The Mark III or MK III (H-1) is a NASA space suit technology demonstrator built by ILC Dover. While heavier than other suits (at 59 kg, with a 15 kg Primary Life Support System backpack), the Mark III is more mobile, and is designed for a relatively high operating pressure.

The Mark III is a rear-entry suit, unlike the EMU currently in use, which is a waist-entry suit. The suit incorporates a mix of hard and soft suit components, including hard upper torso, hard lower torso and hip elements made of graphite/epoxy composite, bearings at the shoulder, upper arm, hip, waist, and ankle, and soft fabric joints at the elbow, knee, and ankle.

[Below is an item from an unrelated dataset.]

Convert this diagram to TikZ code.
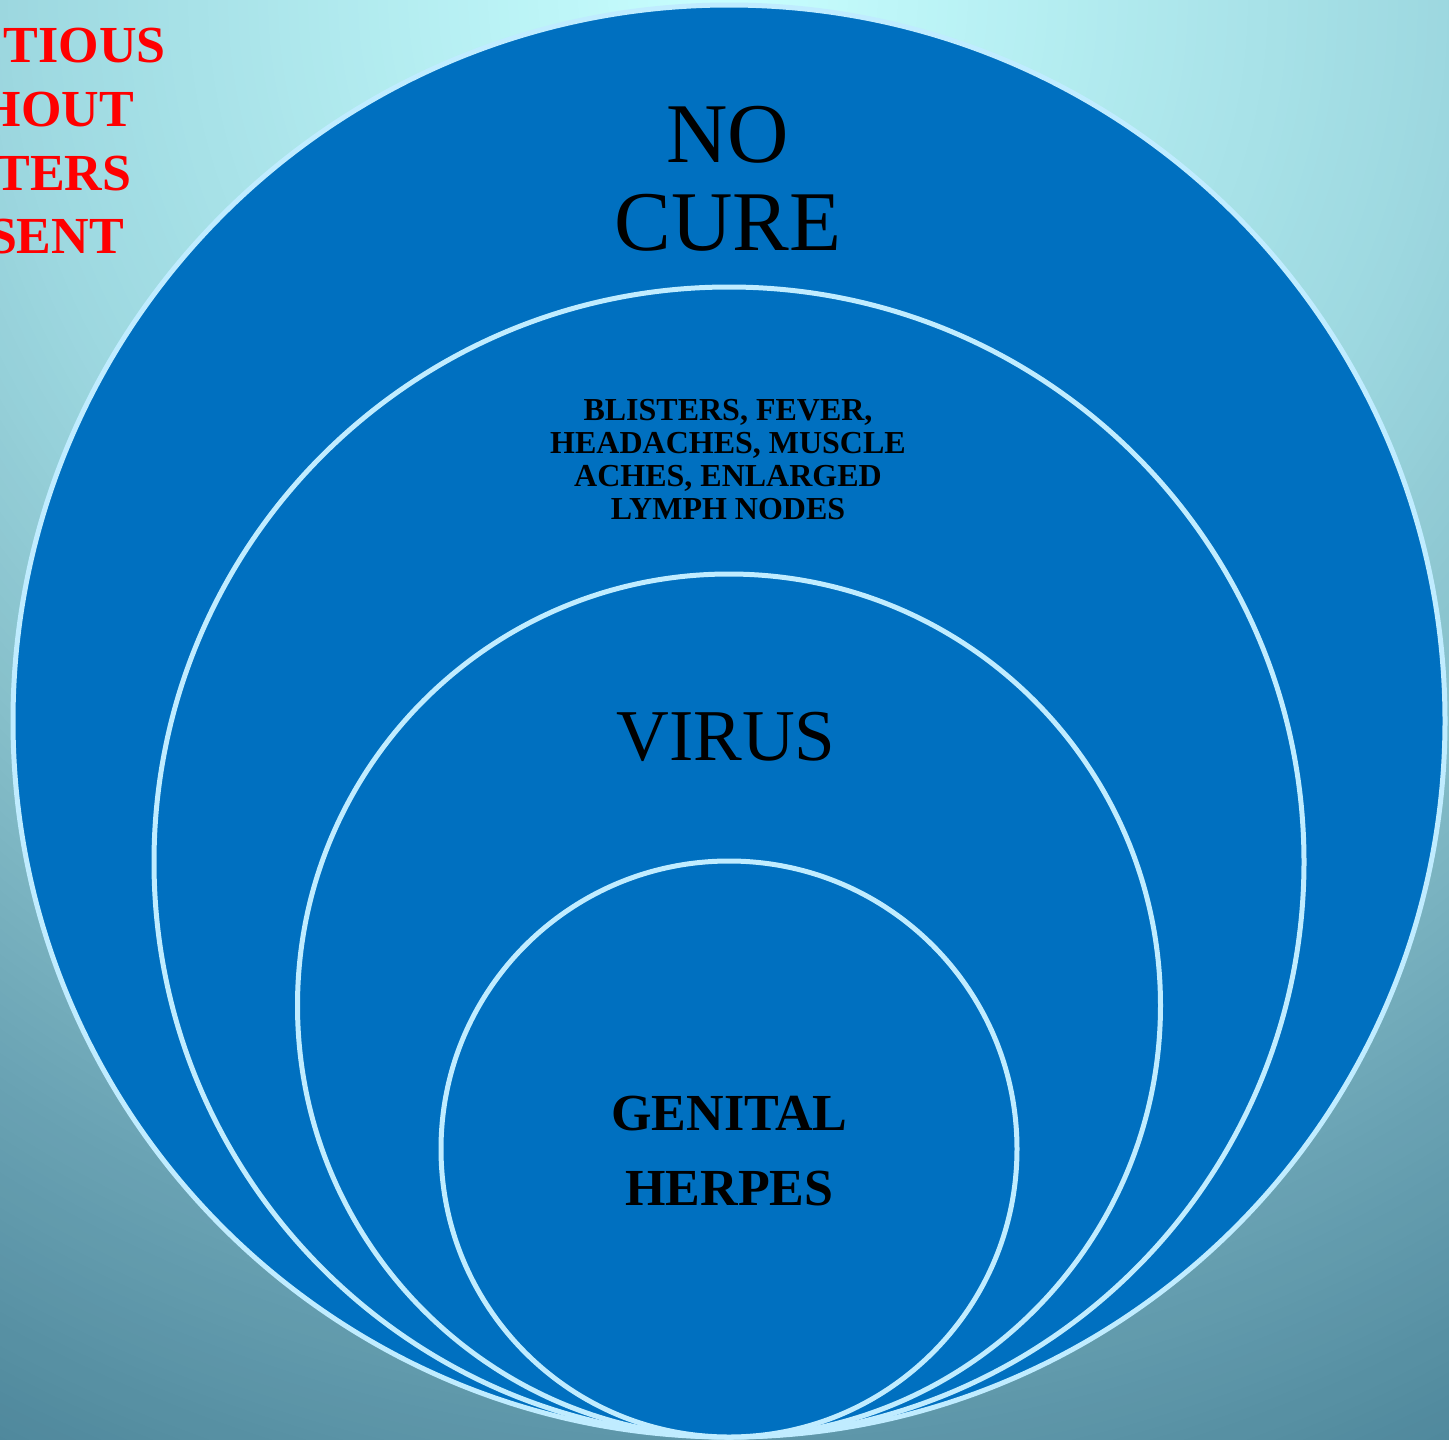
\documentclass[tikz,border=0pt]{standalone}
\usepackage{fontspec}
\setmainfont{Liberation Serif}
\definecolor{bgA}{HTML}{C8FFFF}
\definecolor{bgB}{HTML}{9DD8E0}
\definecolor{bgC}{HTML}{86BFCA}
\definecolor{bgD}{HTML}{6AA3B4}
\definecolor{bgE}{HTML}{4F889C}
\definecolor{ringfill}{HTML}{0070C0}
\definecolor{ringline}{HTML}{C0ECFF}
\definecolor{alertred}{HTML}{FF0000}
\newcommand{\fsz}[1]{\fontsize{#1}{#1}\selectfont}
\tikzset{
  ring/.style={fill=ringfill, draw=ringline, line width=5pt},
  txt/.style={inner sep=0pt, outer sep=0pt, anchor=base, text=black},
}
\begin{document}
\begin{tikzpicture}[x=1pt,y=-1pt]
\useasboundingbox (0,0) rectangle (1449,1440);
\clip (0,0) rectangle (1449,1440);
% background: radial gradient from the top centre, built from bands
\foreach \d in {1630,1620,...,1310}{
  \pgfmathsetmacro\p{min(100,(\d-1300)/320*100)}
  \fill[bgE!\p!bgD] (728,0) circle (\d);}
\foreach \d in {1300,1290,...,1030}{
  \pgfmathsetmacro\p{(\d-1020)/280*100}
  \fill[bgD!\p!bgC] (728,0) circle (\d);}
\foreach \d in {1020,1010,...,730}{
  \pgfmathsetmacro\p{(\d-720)/300*100}
  \fill[bgC!\p!bgB] (728,0) circle (\d);}
\foreach \d in {720,710,...,10}{
  \pgfmathsetmacro\p{\d/720*100}
  \fill[bgB!\p!bgA] (728,0) circle (\d);}
% nested circles, tangent at the bottom
\draw[ring] (729,721) circle (716);
\draw[ring] (729,862) circle (575);
\draw[ring] (729,1005.5) circle (431.5);
\draw[ring] (729,1149) circle (288);
% labels
\node[txt, font=\fsz{85}] (nocure1) at (728,162) {NO};
\node[txt, font=\fsz{85}] (nocure2) at (728,250) {CURE};
\node[txt, font=\fsz{32}\bfseries] (sym1) at (728,420.5) {BLISTERS, FEVER,};
\node[txt, font=\fsz{32}\bfseries] (sym2) at (728,453) {HEADACHES, MUSCLE};
\node[txt, font=\fsz{32}\bfseries] (sym3) at (728,486) {ACHES, ENLARGED};
\node[txt, font=\fsz{32}\bfseries] (sym4) at (728,519) {LYMPH NODES};
\node[txt, font=\fsz{73}] (virus) at (726,760.5) {VIRUS};
\node[txt, font=\fsz{52}\bfseries] (gh1) at (729.5,1130) {GENITAL};
\node[txt, font=\fsz{52}\bfseries] (gh2) at (729.5,1205) {HERPES};
% red note, partly outside the picture on the left (as in the reference)
\node[txt, text=alertred, font=\fsz{52}\bfseries] (note1) at (4,62) {INFECTIOUS};
\node[txt, text=alertred, font=\fsz{52}\bfseries] (note2) at (4,126) {WITHOUT};
\node[txt, text=alertred, font=\fsz{52}\bfseries] (note3) at (4,190) {BLISTERS};
\node[txt, text=alertred, font=\fsz{52}\bfseries] (note4) at (4,253) {PRESENT};
\end{tikzpicture}
\end{document}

The Mark III was originally designed to an 8.3 psi operating pressure, which would make the Mark III a "zero-prebreathe" suit. For a vehicle with a one atmosphere, mixed-gas environment, such as that on the International Space Station, the suit could be donned and ready for an EVA within the normal donning and checkout period without risk of the bends, which can occur with rapid depressurization from an atmosphere containing nitrogen or another inert gas. Currently, ISS astronauts must spend several hours in a reduced pressure, pure oxygen environment before EVA to avoid these risks.

==Testing==

The Mark III, as well as ILC's I-Suit, has been involved in field testing during NASA's annual Desert Research and Technology Studies (D-RATS) field trials, during which suit occupants interact with one another, and with rovers and other equipment.

Subjects wearing the Mark III were able to kneel to pick up objects, a task which would be difficult in either the Apollo A7L or Shuttle EMU suit. Dean Eppler, a geologist at NASA's Johnson Space Center who wore the suit during testing, commented that "the Mark III in many cases has almost shirtsleeve-equivalent mobility." Eppler has spent more than 100 hours in the Mark III.

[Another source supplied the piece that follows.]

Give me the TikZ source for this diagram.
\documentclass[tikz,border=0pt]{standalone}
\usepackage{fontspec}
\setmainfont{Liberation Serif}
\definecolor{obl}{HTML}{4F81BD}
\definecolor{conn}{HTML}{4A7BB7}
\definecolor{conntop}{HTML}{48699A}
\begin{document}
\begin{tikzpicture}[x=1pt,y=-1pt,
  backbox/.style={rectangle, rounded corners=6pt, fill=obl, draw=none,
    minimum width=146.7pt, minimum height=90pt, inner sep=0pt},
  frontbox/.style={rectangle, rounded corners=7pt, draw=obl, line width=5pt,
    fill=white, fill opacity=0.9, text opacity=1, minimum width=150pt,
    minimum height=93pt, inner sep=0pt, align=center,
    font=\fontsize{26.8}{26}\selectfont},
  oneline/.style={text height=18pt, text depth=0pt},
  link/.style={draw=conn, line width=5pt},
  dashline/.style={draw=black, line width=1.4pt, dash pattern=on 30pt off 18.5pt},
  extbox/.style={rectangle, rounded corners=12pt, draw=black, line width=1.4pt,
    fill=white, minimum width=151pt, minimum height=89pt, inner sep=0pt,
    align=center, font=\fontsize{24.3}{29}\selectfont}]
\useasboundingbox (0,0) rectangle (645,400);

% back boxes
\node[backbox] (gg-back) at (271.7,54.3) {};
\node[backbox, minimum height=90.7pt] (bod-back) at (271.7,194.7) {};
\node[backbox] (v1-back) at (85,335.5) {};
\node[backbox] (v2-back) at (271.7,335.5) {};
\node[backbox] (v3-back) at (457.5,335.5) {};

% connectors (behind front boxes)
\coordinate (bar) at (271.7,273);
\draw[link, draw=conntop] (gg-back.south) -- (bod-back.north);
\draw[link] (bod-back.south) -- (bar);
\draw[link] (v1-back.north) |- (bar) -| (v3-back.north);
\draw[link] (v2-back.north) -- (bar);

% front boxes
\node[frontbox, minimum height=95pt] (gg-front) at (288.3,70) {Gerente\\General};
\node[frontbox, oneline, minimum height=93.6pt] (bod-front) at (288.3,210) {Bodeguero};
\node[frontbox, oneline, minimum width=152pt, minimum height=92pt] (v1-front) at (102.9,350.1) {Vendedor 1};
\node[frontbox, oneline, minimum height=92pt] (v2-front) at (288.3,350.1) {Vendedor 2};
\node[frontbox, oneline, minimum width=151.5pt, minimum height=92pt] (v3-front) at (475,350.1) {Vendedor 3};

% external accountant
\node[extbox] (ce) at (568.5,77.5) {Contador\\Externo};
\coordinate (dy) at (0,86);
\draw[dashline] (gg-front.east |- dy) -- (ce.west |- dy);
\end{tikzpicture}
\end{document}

As a result of the success of zero- and partial-gravity testing on the KC-135 Vomit Comet and in 1g field tests in Arizona and at Johnson Space Center, the EVA Project Office at Johnson Space Center is currently looking toward a soft suit design for future astronauts that incorporates the enhanced mobility features of the Mark III, but with a lower weight penalty. This new pressure garment design will provide greater surface mobility for planetary surface exploration than was available with the Apollo Program A7L and A7LB pressure garments.